Cette réserve n'est possible qu'au moment de la ratification et le protocole ne peut être dénoncé par la suite.

C'est pourquoi, estimant que l'adhésion à ce protocole, qui touche à un domaine inhérent à la souveraineté nationale, lierait irrévocablement la France même dans le cas où un danger exceptionnel menacerait l'existence de la nation, le Conseil constitutionnel a conclu que le deuxième protocole portait atteinte aux conditions essentielles de la souveraineté et que sa ratification ne pouvait intervenir qu'après la révision de la Constitution.

Compte tenu de l'objet similaire des deux protocoles, il a été jugé préférable d'attendre la nécessaire révision constitutionnelle qui a eu lieu le 19 février dernier pour relancer les deux processus de ratification.

Ce 19 février, le Parlement, réuni en Congrès à Versailles, a procédé à ladite révision et a donné un caractère irréversible à l'abolition de la peine de mort en inscrivant dans la Constitution, par l'article 66-1, que nul ne peut être condamné à mort.

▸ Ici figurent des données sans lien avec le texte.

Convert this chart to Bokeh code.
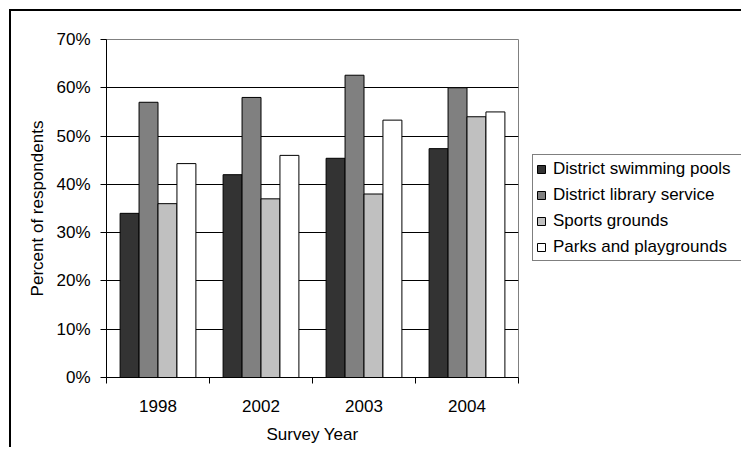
from bokeh.plotting import figure
from bokeh.models import (ColumnDataSource, Range1d, FixedTicker, Legend, LegendItem)
from bokeh.transform import dodge
from bokeh.embed import file_html
from bokeh.resources import INLINE

years = ["1998", "2002", "2003", "2004"]
series_names = ["District swimming pools", "District library service",
                "Sports grounds", "Parks and playgrounds"]
pools = [34.0, 42.0, 45.4, 47.4]
library = [57.0, 58.0, 62.6, 60.0]
sports = [36.0, 37.0, 38.0, 54.0]
parks = [44.3, 46.0, 53.3, 55.0]
y_ticks = [0, 10, 20, 30, 40, 50, 60, 70]
y_tick_labels = ["0%", "10%", "20%", "30%", "40%", "50%", "60%", "70%"]

colors = ["#333333", "#808080", "#c0c0c0", "#ffffff"]
FONT = "Liberation Sans"
FS = "17px"

centers = [i + 0.5 for i in range(len(years))]
src = ColumnDataSource(dict(x=centers, pools=pools, library=library,
                            sports=sports, parks=parks))

p = figure(width=730, height=438, output_backend="svg", toolbar_location=None,
           x_range=Range1d(0, len(years)), y_range=Range1d(0, 70),
           min_border_left=95, min_border_top=28, min_border_right=223,
           min_border_bottom=72, frame_width=412, frame_height=338,
           styles={"box-shadow": "-2px -2px 0 0 #000000",
                   "margin-left": "11px", "margin-top": "11px"})
p.background_fill_color = "white"
p.border_fill_color = "white"
p.outline_line_color = "#808080"
p.outline_line_width = 1

w = 0.184
renderers = []
for k, col in enumerate(["pools", "library", "sports", "parks"]):
    r = p.vbar(x=dodge("x", (k - 1.5) * w), top=col, width=w, source=src,
               fill_color=colors[k], line_color="black", line_width=1)
    renderers.append(r)

# grid
p.xgrid.visible = False
p.ygrid.ticker = FixedTicker(ticks=y_ticks[1:-1])
p.ygrid.grid_line_color = "black"
p.ygrid.grid_line_width = 1

# y axis
ya = p.yaxis[0]
ya.ticker = FixedTicker(ticks=y_ticks)
ya.major_label_overrides = {t: l for t, l in zip(y_ticks, y_tick_labels)}
ya.axis_label = "Percent of respondents"
ya.major_tick_out = 6
ya.major_tick_in = 0
ya.minor_tick_line_color = None
ya.major_label_standoff = 10
ya.axis_label_standoff = 6

# x axis
xa = p.xaxis[0]
xa.ticker = FixedTicker(ticks=centers, minor_ticks=list(range(len(years) + 1)))
xa.major_label_overrides = {c: y for c, y in zip(centers, years)}
xa.axis_label = "Survey Year"
xa.major_tick_out = 0
xa.major_tick_in = 0
xa.minor_tick_out = 6
xa.minor_tick_in = 0
xa.minor_tick_line_color = "black"
xa.major_label_standoff = 16
xa.axis_label_standoff = 10

for ax in (xa, ya):
    ax.axis_line_color = "black"
    ax.major_tick_line_color = "black"
    ax.major_label_text_font = FONT
    ax.major_label_text_font_size = FS
    ax.major_label_text_color = "black"
    ax.axis_label_text_font = FONT
    ax.axis_label_text_font_size = FS
    ax.axis_label_text_font_style = "normal"
    ax.axis_label_text_color = "black"

items = [LegendItem(label=n, renderers=[r]) for n, r in zip(series_names, renderers)]
legend = Legend(items=items, location=(14, 116))
legend.border_line_color = "black"
legend.border_line_width = 1
legend.background_fill_color = "white"
legend.background_fill_alpha = 1
legend.label_text_font = FONT
legend.label_text_font_size = FS
legend.label_text_color = "black"
legend.glyph_width = 10
legend.glyph_height = 10
legend.label_height = 21
legend.label_width = 200
legend.spacing = 5
legend.padding = 3
legend.margin = 0
legend.label_standoff = 7
p.add_layout(legend, "right")

open("out.html", "w").write(file_html(p, INLINE))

Cette révision est la consécration de l'action engagée par la France pour l'abolition de la peine de mort depuis la loi du 9 octobre 1981.

Désormais, la ratification de ces deux protocoles est juridiquement possible. Politiquement, elle marque un engagement très fort de la France en faveur des droits de l'homme.

À ce stade, le protocole n° 13 a été ratifié par trente-neuf États membres du Conseil de l'Europe, dont vingt-deux de l'Union européenne. Ce protocole est entré en vigueur au 1er juillet 2003.

Quant au deuxième protocole, se rapportant au pacte international relatif aux droits civils et politiques visant à abolir la peine de mort, soixante États membres de l'ONU l'ont ratifié à ce jour, dont vingt-quatre des États membres de l'Union européenne. Celui-ci est entré en vigueur le 11 juillet 1991.

Avec la ratification du protocole n° 13 et l'adhésion au deuxième protocole facultatif, la France parachèvera le processus d'exclusion de la peine de mort.

Aussi, je vous remercie à l'avance de l'autorisation que vous voudrez bien donner, mesdames, messieurs les sénateurs, pour que la France devienne partie à ces deux protocoles.